Foto: José Cruz/Agência Brasil

Conjuntura nacional

A derrota do PT e do PSOL em Porto Alegre, onde nenhum partido foi capaz de conquistar um lugar no segundo turno da campanha eleitoral, caracteriza uma conjuntura nacional de recuo da esquerda e ascensão da direita. No futuro, quando as próximas gerações vierem ao espaço público, frente a uma realidade sem direito algum e sob o domínio do Capital, nossos filhos se perguntarão como perguntou Al Gore na conclusão de seu filme Uma verdade inconveniente “- Em que pensavam nossos pais? Porque não acordaram enquanto ainda podiam fazê-lo?” A questão, colocada pelo filósofo Jean-Pierre Dupuy serve de mensagem endereçada a toda esquerda.
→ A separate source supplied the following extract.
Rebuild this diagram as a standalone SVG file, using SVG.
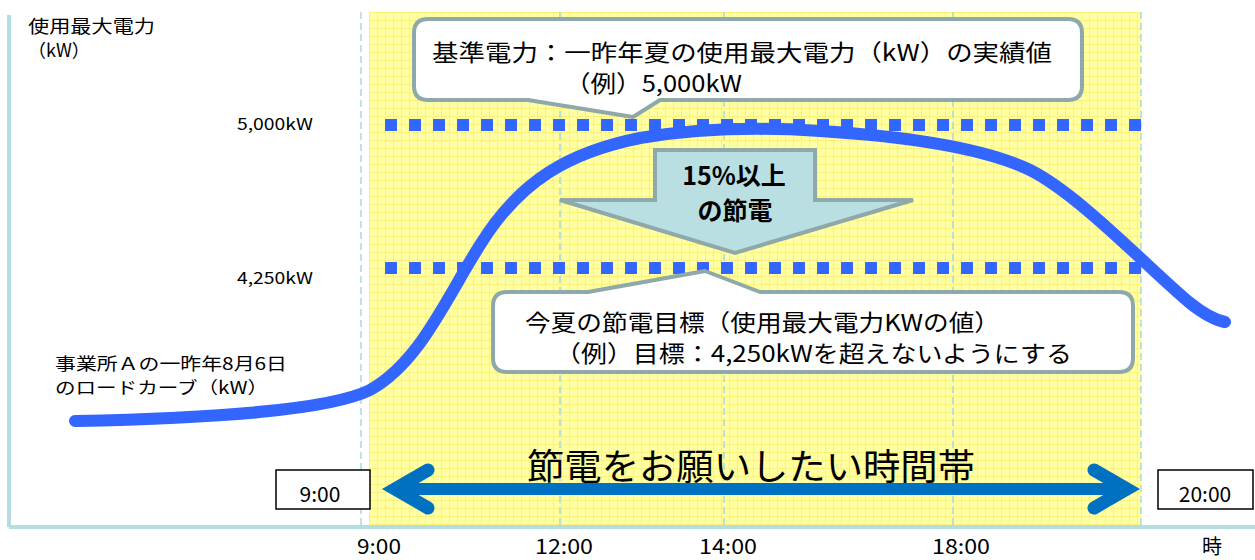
<svg xmlns="http://www.w3.org/2000/svg" width="1255" height="560" viewBox="0 0 1255 560">
  <style>
    .t { font-family: "Noto Sans CJK JP", "Noto Sans", sans-serif; fill: #000; }
    .axis { stroke: #b4dde1; stroke-width: 4; fill: none; }
    .vdash { stroke: #a9d9e0; stroke-width: 1.5; stroke-dasharray: 7 4; fill: none; }
    .dots { stroke: #3366ff; stroke-width: 12; stroke-dasharray: 12 12; fill: none; }
    .callout { fill: #fff; stroke: #8fa8aa; stroke-width: 4; stroke-linejoin: round; }
    .tbox { fill: #fff; stroke: #000; stroke-width: 1.5; }
  </style>
  <defs>
    <pattern id="grid" width="8" height="8" patternUnits="userSpaceOnUse" x="369" y="12">
      <rect width="8" height="8" fill="#ffffa3"/>
      <path d="M0,0.5 H8 M0.5,0 V8" stroke="#fff07a" stroke-width="1" fill="none"/>
    </pattern>
  </defs>
  <rect width="1255" height="560" fill="#fff"/>

  <g id="background">
    <rect x="369" y="12" width="772" height="515" fill="url(#grid)"/>
    <line class="vdash" x1="361" y1="12" x2="361" y2="527"/>
    <line class="vdash" x1="560" y1="12" x2="560" y2="527"/>
    <line class="vdash" x1="724" y1="12" x2="724" y2="527"/>
    <line class="vdash" x1="953" y1="12" x2="953" y2="527"/>
    <line class="vdash" x1="1141" y1="12" x2="1141" y2="527"/>
    <line class="axis" x1="9" y1="15" x2="9" y2="527"/>
    <line class="axis" x1="9" y1="527" x2="1255" y2="527"/>
  </g>

  <g id="axis-labels">
    <text class="t" x="28" y="33" font-size="18" textLength="127" lengthAdjust="spacingAndGlyphs">使用最大電力</text>
    <text class="t" x="28" y="57" font-size="18">（kW）</text>
    <text class="t" x="237" y="130" font-size="16" textLength="76" lengthAdjust="spacingAndGlyphs">5,000kW</text>
    <text class="t" x="237" y="284" font-size="16" textLength="76" lengthAdjust="spacingAndGlyphs">4,250kW</text>
    <text class="t" x="379" y="554" font-size="20" text-anchor="middle" textLength="44" lengthAdjust="spacingAndGlyphs">9:00</text>
    <text class="t" x="564" y="554" font-size="20" text-anchor="middle" textLength="58" lengthAdjust="spacingAndGlyphs">12:00</text>
    <text class="t" x="728" y="554" font-size="20" text-anchor="middle" textLength="58" lengthAdjust="spacingAndGlyphs">14:00</text>
    <text class="t" x="961" y="554" font-size="20" text-anchor="middle" textLength="58" lengthAdjust="spacingAndGlyphs">18:00</text>
    <text class="t" x="1212" y="554" font-size="20" text-anchor="middle">時</text>
  </g>

  <g id="curve-label">
    <text class="t" x="55" y="370" font-size="17" textLength="232" lengthAdjust="spacingAndGlyphs">事業所Ａの一昨年8月6日</text>
    <text class="t" x="55" y="394" font-size="17" textLength="213" lengthAdjust="spacingAndGlyphs">のロードカーブ（kW）</text>
  </g>

  <g id="connectors">
    <line class="dots" x1="385" y1="125" x2="1141" y2="125"/>
    <line class="dots" x1="385" y1="268" x2="1141" y2="268"/>
    <path id="load-curve" d="M75,421 C220,418 330,410 370,390 C420,362 445,300 480,245 C520,180 570,152 640,138 C700,128 760,127 820,131 C900,136 980,146 1030,170 C1080,195 1150,270 1190,303 C1205,315 1215,320 1225,322" fill="none" stroke="#3366ff" stroke-width="12" stroke-linecap="round"/>
    <g id="time-arrow" stroke="#0070c0" fill="none" stroke-width="13">
      <line x1="392" y1="489" x2="1130" y2="489" stroke-width="12"/>
      <polyline points="428,470 395,489 428,508" stroke-linecap="round" stroke-linejoin="miter"/>
      <polyline points="1094,470 1127,489 1094,508" stroke-linecap="round" stroke-linejoin="miter"/>
    </g>
  </g>

  <g id="base-callout">
    <path class="callout" d="M428,19 H1068 Q1082,19 1082,33 V86 Q1082,100 1068,100 H660 L633,117 L528,100 H428 Q414,100 414,86 V33 Q414,19 428,19 Z"/>
    <text class="t" x="432" y="61" font-size="23" textLength="620" lengthAdjust="spacingAndGlyphs">基準電力：一昨年夏の使用最大電力（kW）の実績値</text>
    <text class="t" x="565" y="92" font-size="23" textLength="177" lengthAdjust="spacingAndGlyphs">（例）5,000kW</text>
  </g>

  <g id="reduction-arrow">
    <polygon points="655,150 815,150 815,200 913,200 735,253 560,200 655,200" fill="#b9dfe3" stroke="#8fa8aa" stroke-width="4" stroke-linejoin="miter"/>
    <text class="t" x="734" y="185" font-size="25" font-weight="bold" text-anchor="middle">15%以上</text>
    <text class="t" x="735" y="220" font-size="25" font-weight="bold" text-anchor="middle">の節電</text>
  </g>

  <g id="target-callout">
    <path class="callout" d="M507,292 H588 L705,271 L760,292 H1119 Q1133,292 1133,306 V358 Q1133,372 1119,372 H507 Q493,372 493,358 V306 Q493,292 507,292 Z"/>
    <text class="t" x="525" y="331" font-size="23" textLength="475" lengthAdjust="spacingAndGlyphs">今夏の節電目標（使用最大電力KWの値）</text>
    <text class="t" x="555" y="362" font-size="23" textLength="517" lengthAdjust="spacingAndGlyphs">（例）目標：4,250kWを超えないようにする</text>
  </g>

  <g id="period-label">
    <text class="t" x="527" y="480" font-size="36" textLength="448" lengthAdjust="spacingAndGlyphs">節電をお願いしたい時間帯</text>
  </g>

  <g id="start-box">
    <rect class="tbox" x="276" y="470" width="94" height="39"/>
    <text class="t" x="320" y="502" font-size="21" text-anchor="middle">9:00</text>
  </g>

  <g id="end-box">
    <rect class="tbox" x="1158" y="470" width="95" height="39"/>
    <text class="t" x="1205" y="502" font-size="21" text-anchor="middle">20:00</text>
  </g>
</svg>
O autor, na obra coletiva “O futuro não é mais o que era” organizada por Adauto Novaes (Editora Senac, 2013), também traz outro exemplo que permite entender o lugar da esquerda no segundo turno, ao lembrar a atitude dos responsáveis pelo Greenpeace em dezembro de 2009, na cúpula de Copenhague, onde se manifestaram pelo mundo em que viviam. Lá, os manifestantes ergueram seus cartazes para dizer aos capitalistas  um constrangido “Desculpe-nos. Era possível evitar a catástrofe climática. Mas nós nada fizemos”. Da mesma forma, a esquerda que vê atônica representantes da centro-direita e extrema direita assumirem (estou aqui considerando mais os candidatos do que seus partidos) a disputa do segundo turno em Porto Alegre e   já sinaliza  votar nulo para decidir o Prefeito da capital, e paradoxalmente, esquece a injunção defendida pelos militantes do Greenpeace em seguida no mesmo cartaz: “Aja agora e mude o futuro”.

Sorte moral

Há um enorme paradoxo no sentido que assume este texto, que é de justificar para a esquerda de Porto Alegre porque mudaria o futuro da cidade se votar sim em um dos candidatos que não lhe passa pela boca do estômago. Para a esquerda, o futuro da capital já está definido, ele está na disputa de dois projetos de direita, e portanto, de atraso para a cidade, seja de Nelson Marchezan Júnior (PSDB) ou Sebastião Melo (PMDB), e portanto, é um futuro que já não é possível mudar, mesmo que ainda não se tornou presente.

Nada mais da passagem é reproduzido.